Ich denke, vor allem drei Hebel haben dies möglich gemacht. Erstens: Transparente Kommunikation, wir haben von Anfang an versucht, die Vorzüge des agilen Arbeitens herauszustellen – hohe Eigenverantwortung, Partizipation, flache Hierarchien. Prinzipien, die einfach zum Mitmachen einladen. Zweitens: Eine aktive Change-Begleitung unserer Teams, vor allem hinsichtlich agiler Methodik. Und drittens: Ein umfangreiches Weiterbildungsprogramm für alle agilen Rollen. All dies stand bei uns ganz weit oben auf der strategischen Agenda und wurde von unserem Top-Management unterstützt.
Die Vorteile, die Du gerade beschrieben hast, gelten vor allem für Mitarbeiterinnen und Mitarbeiter. Wie sind Eure Führungskräfte damit umgegangen, Verantwortung abzugeben?
Geteilte Verantwortung heißt, dass disziplinarische, fachliche und methodische Führung nicht mehr in einer Person gebündelt sind, sondern auf mehrere Schultern verteilt werden. Die konkrete Ausgestaltung liegt in den Teams, womit wir deren Eigenverantwortung mehr fördern. Für unsere Führungskräfte bedeutete das, ein Stück weit lieb Gewordenes loszulassen. Sie mussten sich entscheiden, welche Art der Führung sie bevorzugen. Das ist nicht per se schlecht, weil die unterschiedlichen Kompetenzen nicht immer gleichmäßig ausgeprägt sind. So hilft die Fokussierung dabei, die eigenen Stärken noch zielgerichteter einzusetzen. Ich denke, ein Großteil unseres Führungsteams hat sich damit gut arrangiert und erfreut sich am Erfolg der Teams. Auch wenn das mitunter ein herausfordernder Prozess der Umstellung war. Sehr hilfreich dabei war das Engagement unserer Personalentwicklung.

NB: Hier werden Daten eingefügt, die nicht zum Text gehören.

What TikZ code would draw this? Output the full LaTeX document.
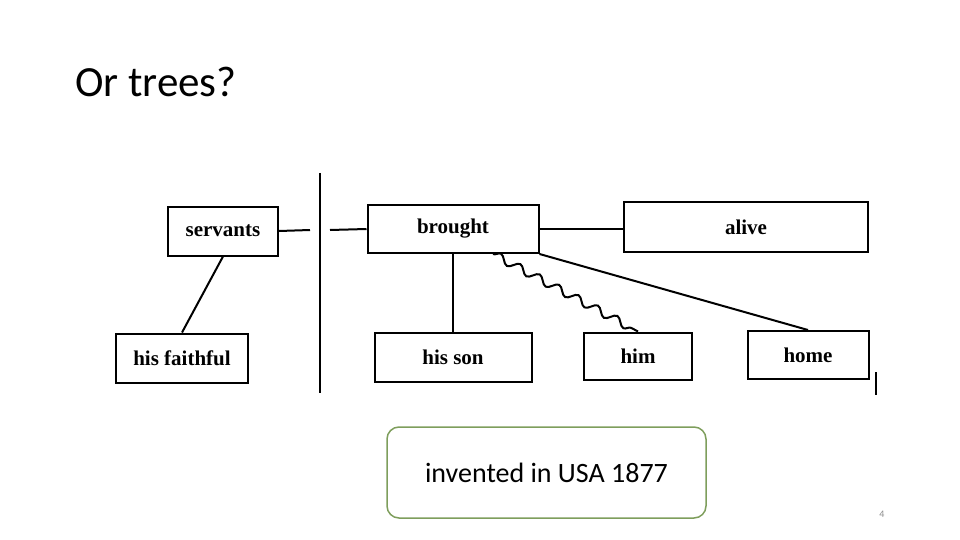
\documentclass[tikz,border=0pt]{standalone}
\usepackage{fontspec}
\setmainfont{Liberation Serif}
\newfontfamily\slidefont{Carlito}
\usetikzlibrary{decorations.pathmorphing}
\definecolor{notegreen}{RGB}{126,158,92}
\definecolor{pagegray}{RGB}{140,140,140}

\begin{document}
\begin{tikzpicture}[x=1pt, y=-1pt, line width=2pt,
    wordbox/.style={rectangle, draw, inner sep=0pt, font=\fontsize{21}{24}\selectfont\bfseries}]
        \useasboundingbox (0,0) rectangle (960,540);

        % Title
        \node (title) [anchor=base west, inner sep=0pt, font=\slidefont\fontsize{43}{48}\selectfont] at (74,97) {Or trees?};

        % Nodes
        \node (servants) [wordbox, minimum width=110pt, minimum height=49pt] at (223,231) {servants};
        \node (faithful) [wordbox, minimum width=132pt, minimum height=49pt] at (182,358) {his faithful};
        \node (brought) [wordbox, minimum width=171pt, minimum height=48pt] at (453,229) {brought};
        \node (alive) [wordbox, minimum width=244pt, minimum height=50pt] at (746,227) {alive};
        \node (hisson) [wordbox, minimum width=157pt, minimum height=49pt] at (453,357) {his son};
        \node (him) [wordbox, minimum width=108pt, minimum height=47pt] at (638,356) {him};
        \node (home) [wordbox, minimum width=121pt, minimum height=48pt] at (808,355) {home};

        % Divider
        \coordinate (barTop) at (320,173);
        \coordinate (barBot) at (320,393);
        \coordinate (stubL) at (310,230);
        \coordinate (stubR) at (330,230);
        \coordinate (tickTop) at (876,372);
        \coordinate (tickBot) at (876,395);
        \draw (barTop) -- (barBot);
        \draw[line width=1.2pt] (tickTop) -- (tickBot);

        % Edges
        \draw (servants.east) -- (stubL);
        \draw (stubR) -- (brought.west);
        \draw (servants.south) -- (faithful.north);
        \draw (brought.east) -- (brought.east -| alive.west);
        \draw (brought.south) -- (hisson.north);
        \draw (brought.south east) -- (home.north);
        \draw[decorate, decoration={snake, segment length=22pt, amplitude=4pt}]
            ([xshift=40pt]brought.south) -- (him.north);

        % Note
        \node (note) [rectangle, rounded corners=12pt, draw=notegreen, line width=1.5pt,
            minimum width=319pt, minimum height=91pt, font=\slidefont\fontsize{28}{32}\selectfont] at (546.5,472.5) {invented in USA 1877};
        \node (pagenum) [text=pagegray, font=\slidefont\fontsize{10}{12}\selectfont] at (882,514) {4};
\end{tikzpicture}
\end{document}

Wenn ich das richtig sehe, macht Ihr Agile nicht einfach l’art pour l’art, sondern weil Ihr Euch davon einen spürbaren Impact auf den Geschäftserfolg versprecht. Kannst Du dafür schon Beispiele nennen?
Eine Reihe von ganz konkreten Erfolgen zeigt, dass Agile@HD kein Selbstzweck ist, sondern die Erreichung unserer strategischen Ziele aus GO25 (siehe Kasten) maßgeblich unterstützt. Dabei arbeiten alle Teams unserer agilen Lieferorganisation in einem „Heartbeat“ und nach einer gemeinsamen Priorisierung; mit guten Ergebnissen: Ich denke da an das „HDI Data Warehouse“, das wir erfolgreich in die Cloud „Snowflake" migriert haben. Auch unser Customer Relationship Management läuft jetzt in der Cloud, was zu einer deutlichen Stabilisierung der Anwendung im Vertrieb und Betrieb geführt hat. Die Automatisierung im Sachbereich schreitet voran, sodass wir zukünftig deutlich mehr Geschäftsvorfälle dunkel verarbeiten können. Ein weiteres Beispiel ist der neue Pay-as-you-drive-Tarif, den wir gemeinsam mit Porsche entwickelt haben. Auch die Anpassungen unserer Annex-Produkte auf den neuen Provisionsdeckel haben wir bewältigt.
Beeindruckt hat mich vor allem, dass unser Geschäftsbereich beim diesjährigen Talanx Transformation Award gleich mit vier Projekten unten den Top Ten war. Das ist wirklich ein toller Leistungsbeweis für unsere agile Lieferorganisation.